Use multiparty instead. It supports this kind of streaming like you want. It even has an example of streaming directly to s3: https://github.com/superjoe30/node-multiparty/blob/master/examples/s3.js
In an Express middleware, I use formidable together with PassThrough to stream-upload a file to S3 (in my case, to Minio which is S3 compatible through Minio SDK; and I believe it works for AWS S3 too with the same Minio SDK)
Here is the sample code.
const formidable = require('formidable')
const { PassThrough } = require('stream')
const form = new formidable.IncomingForm()
const pass = new PassThrough()
const fileMeta = {}
form.onPart = part => {
if (!part.filename) {
form.handlePart(part)
return
}
fileMeta.name = part.filename
fileMeta.type = part.mime
part.on('data', function (buffer) {
pass.write(buffer)
})
part.on('end', function () {
pass.end()
})
}
form.parse(req, err => {
if (err) {
req.minio = { error: err }
next()
} else {
handlePostStream(req, next, fileMeta, pass)
}
})
And handlePostStream looks like below, for your reference:
const uuidv1 = require('uuid/v1')
const handlePostStream = async (req, next, fileMeta, fileStream) => {
let filename = uuidv1()
try {
const metaData = {
'content-type': fileMeta.type,
'file-name': Buffer.from(fileMeta.name).toString('base64')
}
const minioClient = /* Get Minio Client*/
await minioClient.putObject(MINIO_BUCKET, filename, fileStream, metaData)
req.minio = { post: { filename: `${filename}` } }
} catch (error) {
req.minio = { error }
}
next()
}
You can find the source code on GitHub, and its unit tests too.
There is no way for you to capture the stream, because the data has to be translated by Formidable.
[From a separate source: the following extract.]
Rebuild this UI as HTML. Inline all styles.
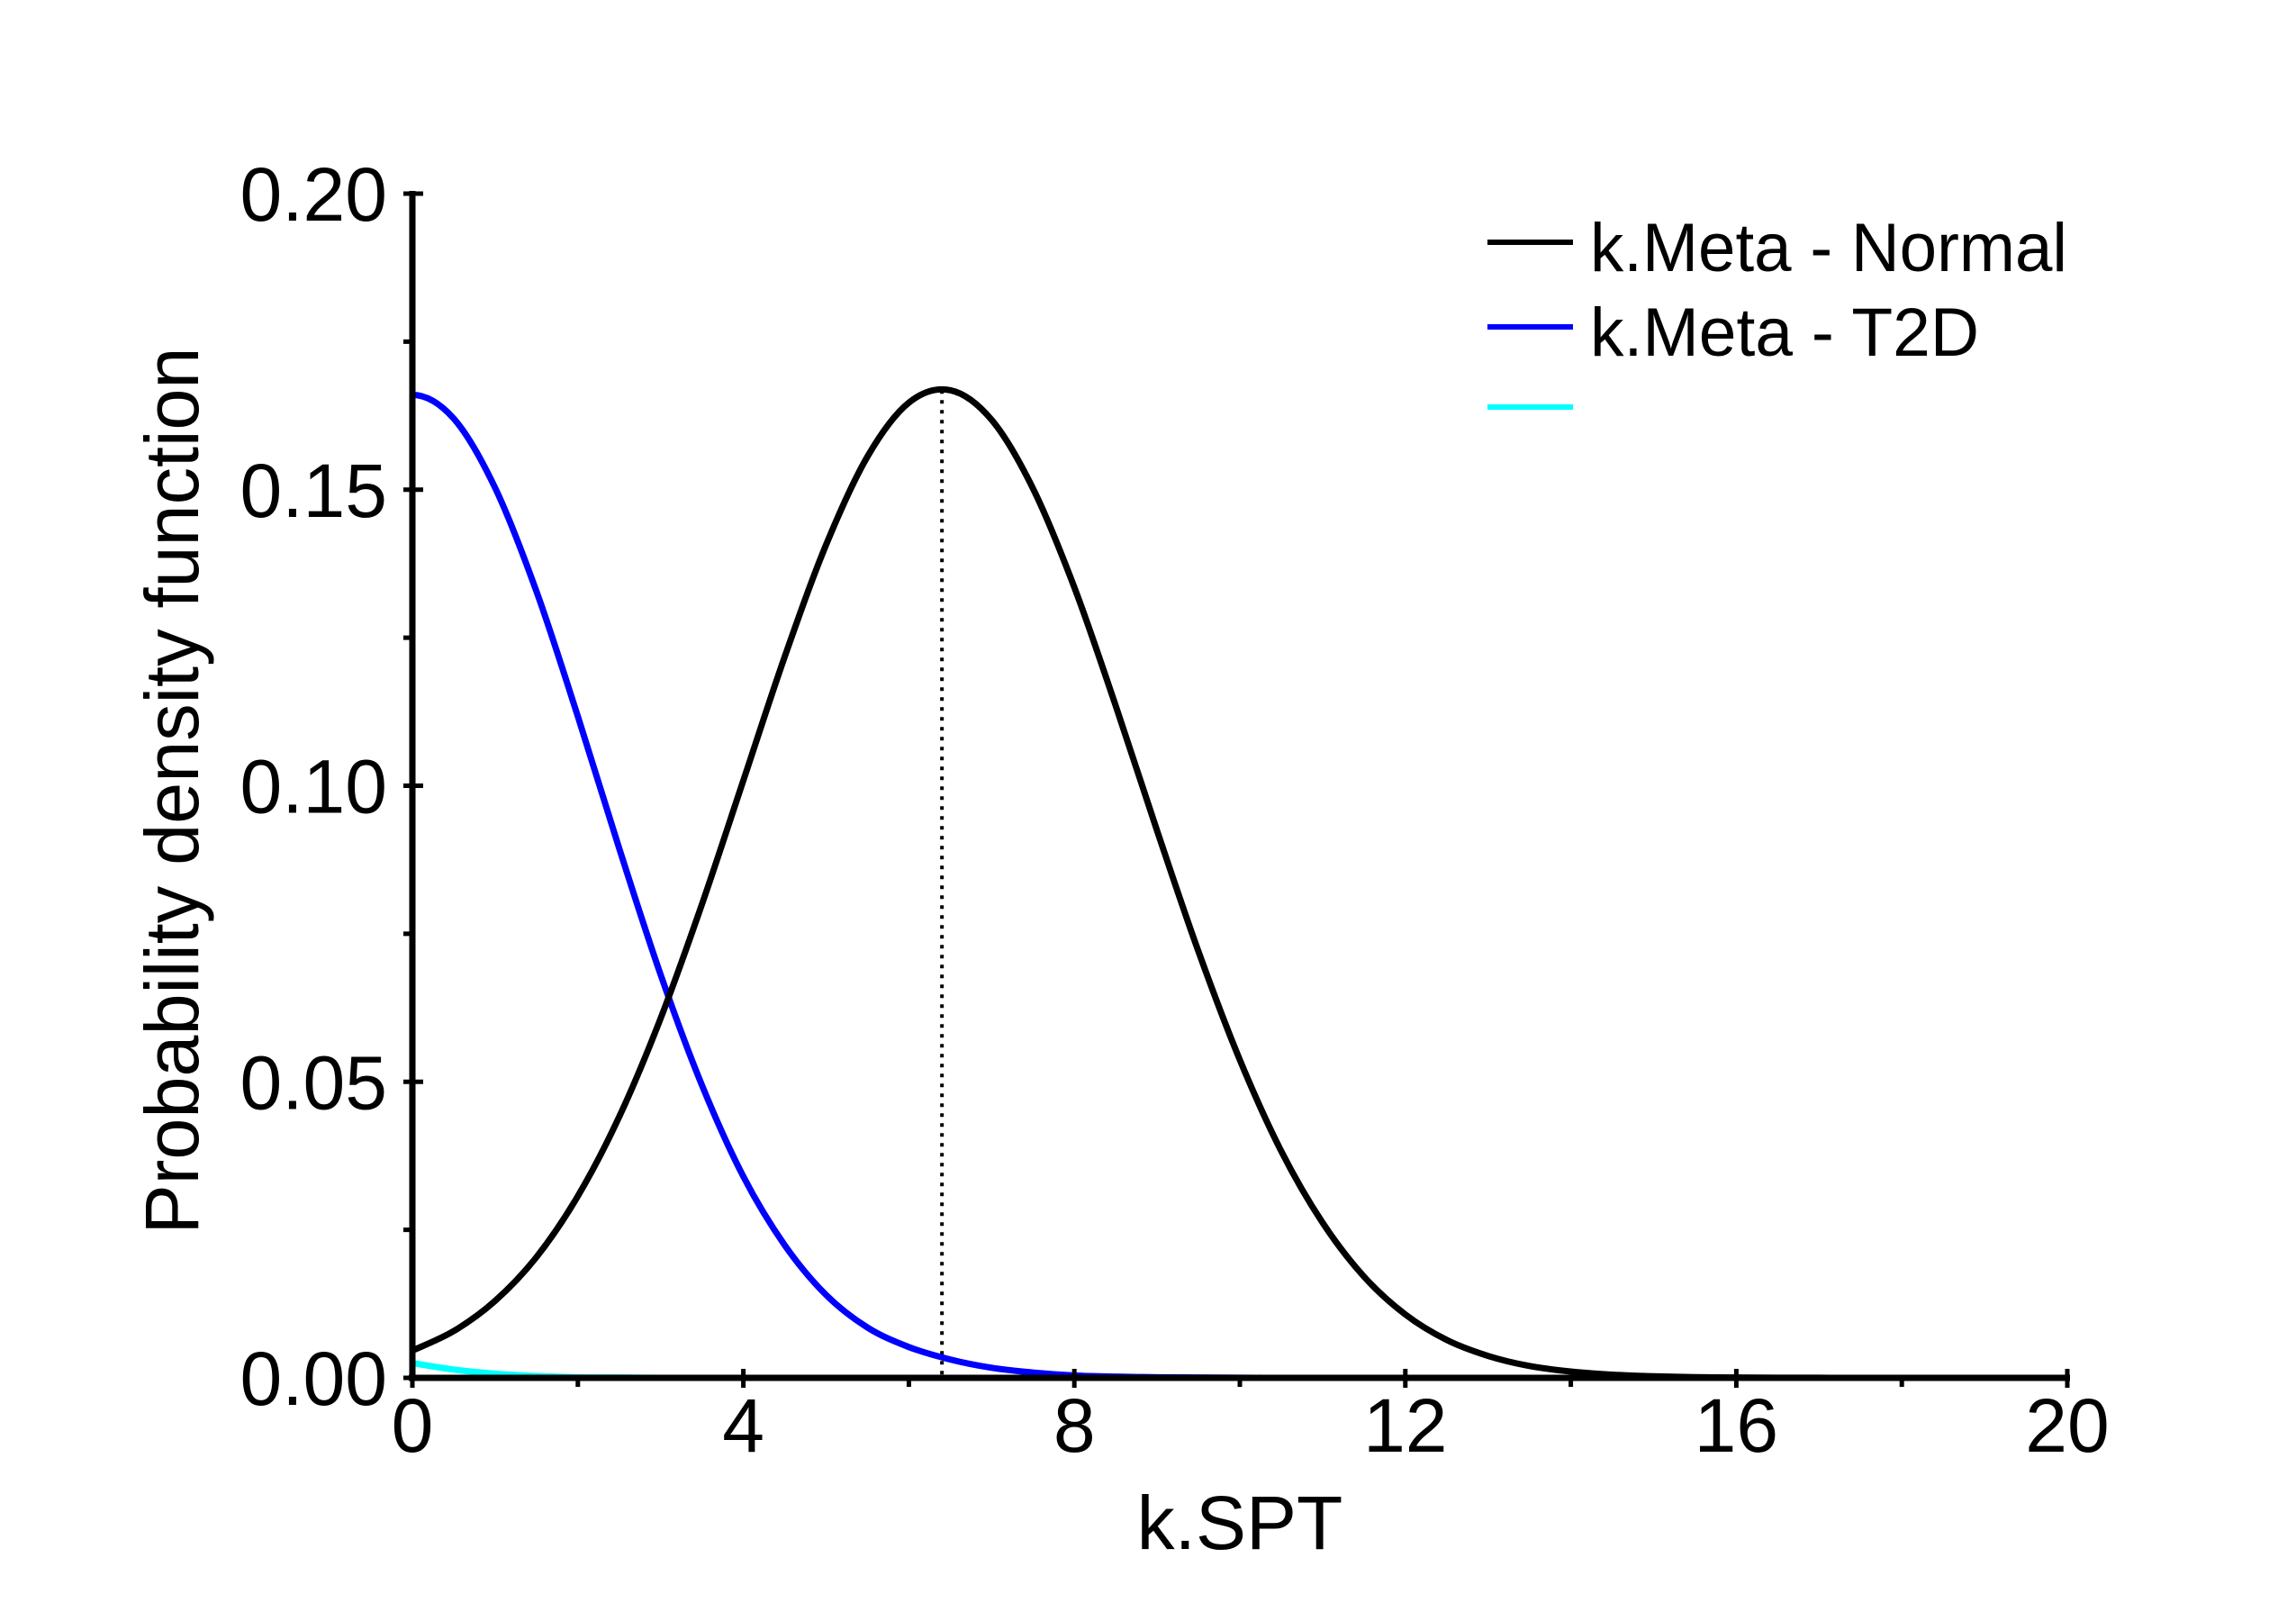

The buffer you're given is the file contents in chunks of buffer.length: this might be a problem because looking at Formidable's docs it appears that until the file is completely uploaded it can't reliably report the file size and Knox's put method might need that.
Never used Knox this way before, but you might have some luck with something like this:
controller.putDownload = function(part){
var req = knox.download.put(part.filename, {
'Content-Type': 'text/plain'
});
part.addListener('data', function(buffer){
req.write(buffer);
});
req.on('response', function(res){
// error checking
});
req.end();
}
A little unsure about the response checking bits, but....see if you can whip that into shape. Also, Streaming an octet stream from request to S3 with knox on node.js also has a writeup that may be useful to you.